Slightly OT: is free software development indirectly subsidized?

Man-Chicken manchicken at notsosoft.net
Sun Feb 4 05:23:35 UTC 2007


On Saturday 03 February 2007 21:28, D. Michael McIntyre wrote:
> For me, personally, it's less about freedom per se, and more about giving
> people in poor countries good tools they can afford, so they don't have to
> steal.  I know a lot of people who make less a month than I make a week,
> and they're not even in the REALLY poor countries.

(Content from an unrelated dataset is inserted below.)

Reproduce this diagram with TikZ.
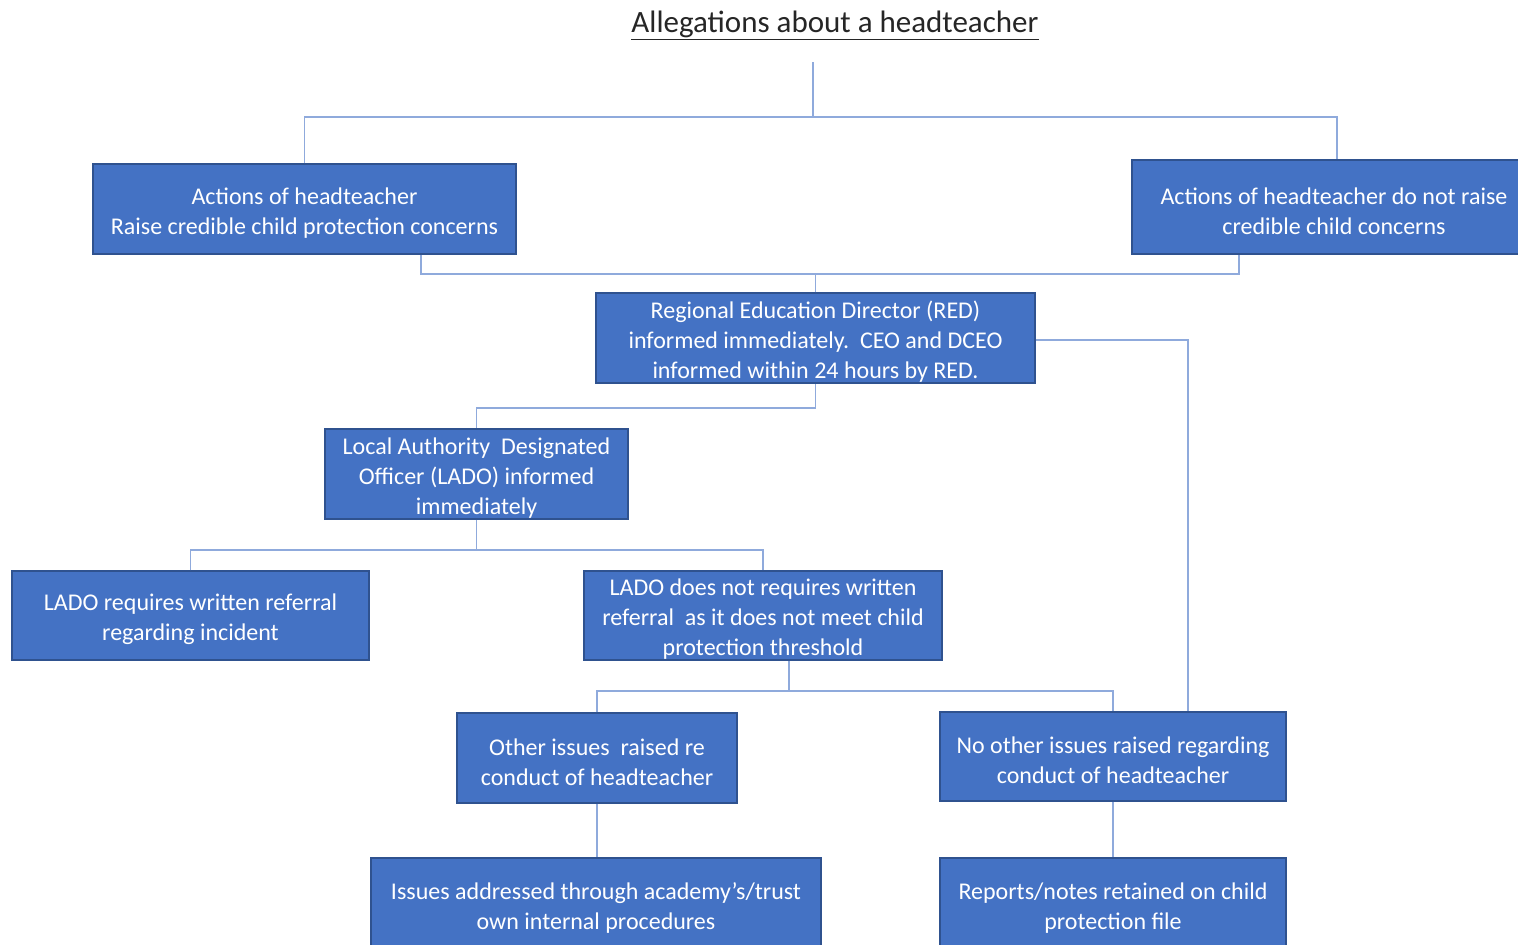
\documentclass[tikz,border=0pt]{standalone}
\usepackage{fontspec}
\setmainfont{Carlito}
\definecolor{boxfill}{HTML}{4472C4}
\definecolor{boxline}{HTML}{2F528F}
\definecolor{connc}{HTML}{8FAADC}
\definecolor{titlec}{HTML}{262626}
\newcommand{\boxstrut}{\rule{0pt}{24.5pt}}
\begin{document}
\begin{tikzpicture}[x=1pt,y=-1pt,
  box/.style={draw=boxline, line width=1.5pt, fill=boxfill, text=white,
    font=\fontsize{24}{30}\selectfont, align=center, inner sep=0pt},
  conn/.style={draw=connc, line width=1.6pt}]
\clip (0,0) rectangle (1518,945);
\fill[white] (0,0) rectangle (1518,945);

\node[text=titlec, font=\fontsize{31}{36}\selectfont] (title) at (835,25) {\underline{Allegations about a headteacher}};

\node[box, minimum width=423pt, minimum height=90pt] (B1) at (304.5,209)
  {\boxstrut Actions of headteacher\\Raise credible child protection concerns};
\node[box, minimum width=404pt, minimum height=94pt] (B2) at (1334,207)
  {\boxstrut Actions of headteacher do not raise\\credible child concerns};
\node[box, minimum width=439pt, minimum height=90pt] (RED) at (815.5,338)
  {\boxstrut Regional Education Director (RED)\\informed immediately.\ \ CEO and DCEO\\informed within 24 hours by RED.};
\node[box, minimum width=303pt, minimum height=90pt] (LADO) at (476.5,474)
  {\boxstrut Local Authority\ \ Designated\\Officer (LADO) informed\\immediately};
\node[box, minimum width=357pt, minimum height=89pt] (L1) at (190.5,615.5)
  {\boxstrut LADO\ requires written referral\\regarding incident};
\node[box, minimum width=358pt, minimum height=89pt] (L2) at (763,615.5)
  {\boxstrut LADO does not requires written\\referral\ \ as it does not meet child\\protection threshold};
\node[box, minimum width=280pt, minimum height=90pt] (O1) at (597,758)
  {\boxstrut Other issues\ \ raised re\\conduct of headteacher};
\node[box, minimum width=346pt, minimum height=89pt] (O2) at (1113,756.5)
  {\boxstrut No other issues raised regarding\\conduct of headteacher};
\node[box, minimum width=450pt, minimum height=92pt] (I1) at (596,904)
  {\boxstrut Issues addressed through academy’s/trust\\own internal procedures};
\node[box, minimum width=346pt, minimum height=92pt] (I2) at (1113,904)
  {\boxstrut Reports/notes retained on child\\protection file};

\coordinate (top) at (813,62);
\draw[conn] (top) -- (813,117) coordinate (j1);
\draw[conn] (B1.north) |- (j1) -| ([xshift=3pt]B2.north);

\draw[conn] ([xshift=116.5pt]B1.south) -- ++(0,19) coordinate (j2) -| ([xshift=-95pt]B2.south);
\draw[conn] (RED.north) -- (RED.north |- j2);

\draw[conn] ([yshift=-2pt]RED.east) -| ([xshift=75pt]O2.north);

\draw[conn] (RED.south) -- ++(0,24) -| (LADO.north);

\draw[conn] (LADO.south) -- ++(0,30) coordinate (j3);
\draw[conn] (L1.north) |- (j3) -| (L2.north);

\draw[conn] ([xshift=26pt]L2.south) -- ++(0,30) coordinate (j4);
\draw[conn] (O1.north) |- (j4) -| (O2.north);

\draw[conn] (O1.south) -- (O1.south |- I1.north);
\draw[conn] (O2.south) -- (O2.south |- I2.north);
\end{tikzpicture}
\end{document}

That's cool.  For me, I used Free Software even before it was as convenient as 
it is now (1996, all you folks who know IBM XGA, you know what I'm talking 
about).  It was about freedom then, it's about freedom now.  It's that 
freedom that enabled me to learn to program, even though I wasn't 
particularly poor.  Since I was able to study and participate in free 
software, I was able to develop marketable skills that I now use to support 
my family.  All this without ridiculous licensing fees and restrictive EULAs.  
We also need to remember the ideals that enabled the GNU/Linux systems we 
know and love to this day.  It's not economics, it's freedom.

That said, there are many cool reasons to support Free software, and you 
definitely mentioned an excellent one.

-- 
~ Man-Chicken <><
(A)bort, (R)etry, (I)nfluence with large hammer.